Since his arrest last year, Urrutikoetxea has been on a campaign to shed the terrorist label and rebrand himself as a repentant, aging peacemaker.
Amid growing international support, he won conditional release in July pending trial, after lawyers argued his poor health made him vulnerable to contracting coronavirus.
He is now staying with a professor friend near Paris’s Place de la Republique, where he is trying to get a college diploma and is allowed out a few hours a day with an electronic bracelet.
In a petition published on Saturday, former Sinn Fein leader Gerry Adams, academic social critic Noam Chomsky, separatist Catalan ex-president Carles Puigdemont and more than 250 other intellectuals called for France and Spain to end Urrutikoetxea’s “outrageous and intolerable” prosecution.
By putting him on trial, they argue, “France is implicitly criminalising all negotiators and calling into question all current and future peace processes in the world”.
But across the Pyrenees, those calls are rejected by the vast majority of Spain’s political mainstream.
Spanish newspaper El Mundo described what it called “an operation to whitewash” Urrutikoetxea.
Survivors of violent attacks and relatives of ETA’s victims say the campaign humiliates them.
Ms Ruiz and Spanish authorities believe that Urrutikoetxea, as ETA’s leader, either approved or knew about the car that, loaded with dynamite, exploded under her window at the Zaragoza Civil Guard headquarters where she lived with her father, mother and sister.
Three ETA assailants were tried and imprisoned as the executors of the attack, which killed 11 people, including six minors, all of them Ms Ruiz’s neighbours or acquaintances.
“He now presents himself as the country’s saviour,” Ms Ruiz said.
It will be difficult to prove in court that he orchestrated the attack, she added, because “unfortunately these people don’t leave a paper trail. But this gentleman is a murderer, with murder written in capital letters”.
Urrutikoetxea denies any role, saying: “They want me to answer for something I had nothing to do with.”

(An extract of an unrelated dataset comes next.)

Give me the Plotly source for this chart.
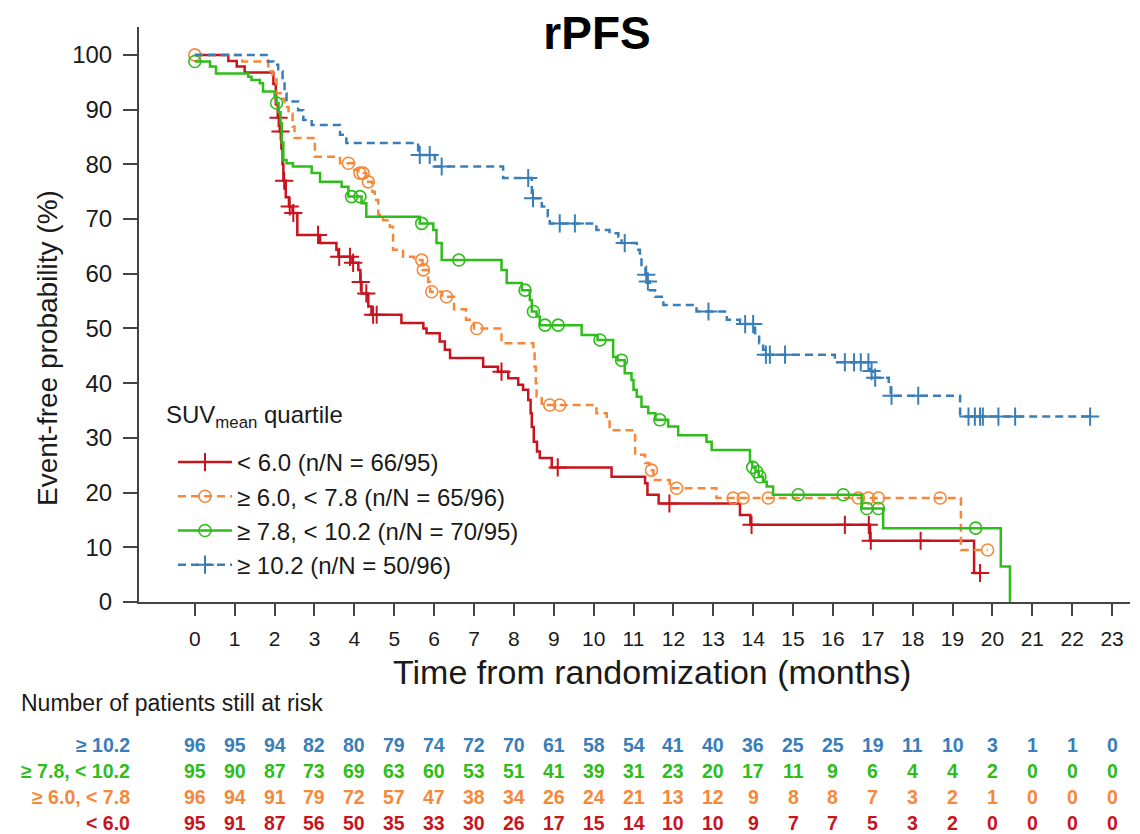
import numpy as np
import plotly.graph_objects as go

# ---------------- data ----------------
months = list(range(24))

legend_labels = ["&lt; 6.0 (n/N = 66/95)", "≥ 6.0, &lt; 7.8 (n/N = 65/96)",
                 "≥ 7.8, &lt; 10.2 (n/N = 70/95)", "≥ 10.2 (n/N = 50/96)"]
row_labels = ["≥ 10.2", "≥ 7.8, &lt; 10.2", "≥ 6.0, &lt; 7.8", "&lt; 6.0"]

red_t = [0, 0.84, 1.05, 1.25, 1.97, 2.03, 2.08, 2.13, 2.17, 2.2, 2.22, 2.28, 2.36, 2.45, 2.57,
         3.14, 3.55, 3.6, 3.95, 4.1, 4.15, 4.18, 4.35, 4.43, 5.18, 5.73, 5.81, 6.14, 6.27, 6.4,
         7.23, 7.6, 7.86, 8.11, 8.23, 8.36, 8.42, 8.45, 8.5, 8.58, 8.65, 8.95, 10.45, 11.29,
         11.35, 11.63, 13.67, 13.93, 16.93, 19.54, 19.69]
red_s = [100, 98.9, 97.9, 96.8, 94.7, 91.0, 88.5, 86.0, 82.9, 80.0, 77.0, 74.0, 72.3, 71.1, 67.1,
         65.6, 64.4, 63.1, 62.0, 60.7, 58.5, 56.4, 54.0, 52.5, 51.0, 50.0, 49.1, 47.6, 46.1, 44.6,
         43.0, 42.1, 40.9, 39.7, 38.8, 36.9, 34.5, 32.0, 29.3, 27.5, 26.3, 24.6, 22.9, 21.7,
         19.6, 18.0, 15.9, 14.1, 11.2, 5.3, 5.3]
red_cens = [2.1, 2.15, 2.24, 2.38, 2.47, 3.09, 3.62, 3.89, 3.97, 4.16, 4.3, 4.47, 4.56, 7.69,
            9.1, 11.9, 13.96, 16.3, 16.9, 16.95, 18.2, 19.69]

orange_t = [0, 1.19, 1.84, 1.95, 2.05, 2.15, 2.25, 2.35, 2.45, 2.5, 3.01, 3.64, 4.0, 4.1, 4.3,
            4.45, 4.51, 4.6, 4.72, 4.89, 4.97, 5.22, 5.5, 5.71, 5.85, 5.9, 6.2, 6.5, 6.8, 7.0,
            7.69, 8.49, 8.52, 8.55, 8.57, 8.7, 10.07, 10.33, 10.4, 11.04, 11.29, 11.4, 11.5,
            11.91, 13.08, 19.21, 19.88]
orange_s = [100, 98.8, 97.0, 95.5, 93.0, 92.0, 90.5, 89.3, 86.9, 84.8, 81.4, 80.2, 79.0, 78.4,
            76.8, 75.0, 73.5, 70.8, 69.8, 68.6, 64.4, 63.1, 62.5, 60.7, 58.5, 56.7, 55.8, 53.5,
            51.6, 50.0, 47.3, 45.8, 43.0, 40.0, 37.5, 36.0, 34.5, 33.0, 31.4, 26.9, 25.4, 24.1,
            22.3, 20.8, 19.0, 9.5, 9.5]
orange_cens = [0, 3.85, 4.14, 4.22, 4.35, 5.69, 5.73, 5.94, 6.31, 7.07, 8.9, 9.15, 11.45, 12.08,
               13.5, 13.75, 14.38, 16.64, 16.89, 17.14, 18.69, 19.88]

green_t = [0, 0.38, 0.53, 1.34, 1.42, 1.63, 1.71, 2.0, 2.05, 2.1, 2.15, 2.18, 2.22, 2.3, 2.46,
           2.93, 3.14, 3.68, 3.85, 4.18, 4.3, 5.64, 5.98, 6.06, 6.19, 7.69, 7.82, 8.2, 8.4, 8.45,
           8.57, 8.65, 9.7, 10.1, 10.49, 10.6, 10.78, 10.95, 11.0, 11.08, 11.2, 11.37, 11.55,
           11.87, 12.12, 12.83, 12.96, 13.92, 13.98, 14.06, 14.14, 14.25, 14.34, 14.5, 16.72,
           17.26, 20.21, 20.44]
green_s = [98.8, 97.9, 96.6, 96.0, 95.4, 94.8, 93.3, 92.4, 91.2, 89.5, 87.5, 84.0, 80.8, 80.2,
           79.6, 78.4, 76.8, 75.9, 74.1, 72.9, 70.4, 69.2, 68.0, 65.6, 62.5, 60.7, 58.3, 57.0,
           55.2, 53.1, 52.2, 50.6, 48.8, 47.9, 44.8, 44.2, 41.8, 40.6, 38.8, 37.5, 35.7, 34.5,
           33.3, 32.1, 30.5, 29.3, 27.8, 25.6, 24.6, 23.8, 22.9, 22.0, 21.1, 19.6, 17.1, 13.5,
           6.5, 0.0]
green_cens = [0, 2.05, 3.93, 4.14, 5.69, 6.62, 8.28, 8.49, 8.78, 9.11, 10.16, 10.7, 11.66, 13.99,
              14.09, 14.17, 15.13, 16.26, 16.85, 17.14, 19.58]

blue_t = [0, 1.84, 1.97, 2.09, 2.2, 2.25, 2.3, 2.59, 2.72, 2.93, 3.64, 3.8, 5.6, 6.02, 7.73,
          8.45, 8.7, 8.85, 8.9, 10.07, 10.4, 10.62, 10.7, 11.08, 11.16, 11.2, 11.3, 11.35, 11.41,
          11.54, 11.75, 12.58, 13.34, 13.67, 14.05, 14.15, 14.25, 14.3, 16.05, 16.93, 17.0,
          17.4, 17.45, 19.19, 22.45]
blue_s = [100, 98.8, 98.2, 97.0, 95.4, 93.0, 91.5, 89.9, 88.1, 87.2, 85.4, 83.9, 81.7, 79.6, 77.5,
          73.8, 72.3, 70.5, 69.2, 68.0, 67.4, 66.8, 65.6, 64.4, 63.1, 61.3, 59.8, 58.6, 57.0,
          55.8, 54.3, 53.1, 51.6, 50.8, 48.8, 47.3, 46.1, 45.2, 43.8, 42.2, 41.0, 39.5, 37.7,
          33.9, 33.9]
blue_cens = [5.64, 5.89, 6.19, 8.36, 8.48, 9.15, 9.53, 10.78, 11.32, 11.36, 12.88, 13.8, 14.0,
             14.32, 14.42, 14.8, 16.3, 16.53, 16.7, 16.89, 16.97, 17.06, 17.47, 18.14, 19.4,
             19.56, 19.69, 19.76, 20.15, 20.57, 22.45]

risk_blue = [96, 95, 94, 82, 80, 79, 74, 72, 70, 61, 58, 54, 41, 40, 36, 25, 25, 19, 11, 10, 3, 1, 1, 0]
risk_green = [95, 90, 87, 73, 69, 63, 60, 53, 51, 41, 39, 31, 23, 20, 17, 11, 9, 6, 4, 4, 2, 0, 0, 0]
risk_orange = [96, 94, 91, 79, 72, 57, 47, 38, 34, 26, 24, 21, 13, 12, 9, 8, 8, 7, 3, 2, 1, 0, 0, 0]
risk_red = [95, 91, 87, 56, 50, 35, 33, 30, 26, 17, 15, 14, 10, 10, 9, 7, 7, 5, 3, 2, 0, 0, 0, 0]

# ---------------- styling ----------------
FONT = "Liberation Sans, Arial, Helvetica, sans-serif"
TXT = "#1a1a1a"
C_RED = "#C8141E"
C_ORANGE = "#F5883A"
C_GREEN = "#2EBD1A"
C_BLUE = "#3A7EB8"
AX = "#444444"

# page offset (browser body margin) -> figure sized so that it ends at the window edge
OFF = 8
W, H = 1140 - OFF, 834 - OFF
PL, PR, PT, PB = 139, 1130, 27, 602          # plot area in window pixels
L, R, T, B = PL - OFF, W - (PR - OFF), PT - OFF, H - (PB - OFF)
PW, PH = PR - PL, PB - PT


def px(xs):
    return (xs - PL) / PW


def py(ys):
    return (PB - ys) / PH


def at(times, surv, tc):
    idx = np.searchsorted(np.array(times), np.array(tc), side="right") - 1
    return np.array(surv)[idx]


series = [
    (red_t, red_s, red_cens, C_RED, "solid", "cross-thin", legend_labels[0]),
    (orange_t, orange_s, orange_cens, C_ORANGE, "8px,5px", "circle-open", legend_labels[1]),
    (green_t, green_s, green_cens, C_GREEN, "solid", "circle-open", legend_labels[2]),
    (blue_t, blue_s, blue_cens, C_BLUE, "8px,5px", "cross-thin", legend_labels[3]),
]

fig = go.Figure()
for t, s, cens, col, dash, sym, lab in series:
    fig.add_trace(go.Scatter(x=t, y=s, mode="lines",
                             line=dict(color=col, width=2.5, dash=dash, shape="hv"),
                             showlegend=False, hoverinfo="skip"))
    msize = 13 if sym == "cross-thin" else 12
    mline = 2 if sym == "cross-thin" else 1.6
    fig.add_trace(go.Scatter(x=cens, y=at(t, s, cens), mode="markers",
                             marker=dict(symbol=sym, size=msize, color=col,
                                         line=dict(color=col, width=mline)),
                             showlegend=False, cliponaxis=False, hoverinfo="skip"))
    fig.add_trace(go.Scatter(x=[None], y=[None], mode="lines+markers", name=lab,
                             line=dict(color=col, width=2.5, dash=dash),
                             marker=dict(symbol=sym, size=msize, color=col,
                                         line=dict(color=col, width=mline)),
                             legendgroup=lab))

fig.update_layout(
    width=W, height=H,
    margin=dict(l=L, r=R, t=T, b=B),
    paper_bgcolor="white", plot_bgcolor="white",
    font=dict(family=FONT, color=TXT),
    title=dict(text="<b>rPFS</b>", x=(597 - OFF) / W, xanchor="center",
               y=1 - (33 - OFF) / H, yanchor="middle",
               font=dict(size=46, family=FONT, color="black")),
    showlegend=True,
    legend=dict(x=px(173), y=py(440), xanchor="left", yanchor="top",
                bgcolor="rgba(0,0,0,0)", font=dict(size=24, family=FONT, color=TXT),
                traceorder="grouped", tracegroupgap=0, itemwidth=54),
    xaxis=dict(range=[-1.4, 23.45], tickvals=months, ticktext=[str(m) for m in months],
               showline=True, linecolor=AX, linewidth=2, ticks="outside", ticklen=12,
               tickwidth=2, tickcolor=AX, showgrid=False, zeroline=False,
               ticklabelstandoff=5,
               tickfont=dict(size=21, family=FONT, color=TXT)),
    yaxis=dict(range=[0, 105.1], tickvals=list(range(0, 101, 10)),
               showline=True, linecolor=AX, linewidth=2, ticks="outside", ticklen=14,
               tickwidth=2, tickcolor=AX, showgrid=False, zeroline=False,
               ticklabelstandoff=6,
               tickfont=dict(size=24, family=FONT, color=TXT)),
)

ann = []
ann.append(dict(text="Time from randomization (months)", x=px(652), xref="paper",
                y=py(672), yref="paper", xanchor="center", yanchor="middle",
                showarrow=False, font=dict(size=34, family=FONT, color=TXT)))
ann.append(dict(text="Event-free probability (%)", x=px(47), xref="paper",
                y=py(348), yref="paper", xanchor="center", yanchor="middle",
                textangle=-90, showarrow=False, font=dict(size=28, family=FONT, color=TXT)))
ann.append(dict(text="SUV<sub>mean</sub> quartile", x=px(164), xref="paper",
                y=py(416), yref="paper", xanchor="left", yanchor="middle",
                showarrow=False, font=dict(size=24, family=FONT, color=TXT)))
ann.append(dict(text="Number of patients still at risk", x=px(19), xref="paper",
                y=py(703), yref="paper", xanchor="left", yanchor="middle",
                showarrow=False, font=dict(size=23, family=FONT, color=TXT)))
rows = [(row_labels[0], risk_blue, C_BLUE, 745), (row_labels[1], risk_green, C_GREEN, 771),
        (row_labels[2], risk_orange, C_ORANGE, 797), (row_labels[3], risk_red, C_RED, 823)]
for lab, vals, col, ypx in rows:
    yp = py(ypx)
    ann.append(dict(text=f"<b>{lab}</b>", x=px(132), xref="paper", y=yp,
                    yref="paper", xanchor="right", yanchor="middle", showarrow=False,
                    font=dict(size=19.5, family=FONT, color=col)))
    for m, v in zip(months, vals):
        ann.append(dict(text=f"<b>{v}</b>", x=m, xref="x", y=yp, yref="paper",
                        xanchor="center", yanchor="middle", showarrow=False,
                        font=dict(size=19.5, family=FONT, color=col)))
fig.update_layout(annotations=ann)

fig.write_html("out.html")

He led ETA in the late 1980s, was arrested in 1989 and spent the next 11 years behind bars in France and Spain.
As ETA’s violent methods lost sway, Urrutikoetxea served as a legislator in the Basque regional parliament and a negotiator in talks with Spanish envoys to try to end the group’s activities.
ETA gave up its arms in 2017, and Urrutikoetxea read the statement announcing ETA’s final dismantling in an audio recording released on May 3 2018.
Indicted for his alleged role in the Zaragoza attack while he was on a parliamentary visit to Switzerland in 2002, he was Spain’s most-wanted fugitive until his arrest outside a hospital in the French Alps in May 2019.
He is facing justice this week for the first time in decades, in two back-to-back Paris trials where he is charged with “criminal association with a view to preparing a terrorist act”, for alleged attack plots in the 2000s and 2010s.
He was already convicted in absentia in both cases and sentenced to 15 years total in prison, but after his arrest he asked to be retried.
“This accusation is for actions when I was preparing the ground to work toward a peace process. It’s absurd that they want to judge me for this,” he said.
Urrutikoetxea’s lawyer plans to request a delay in Monday’s trial for procedural reasons. Once the French trials end, France has agreed to extradite him to Spain, although his defence has appealed against this.
Despite some support in France for his cause, French president Emmanuel Macron has stressed ETA’s “grave crimes”, saying that “political reconciliation and renouncing weapons don’t erase anything”.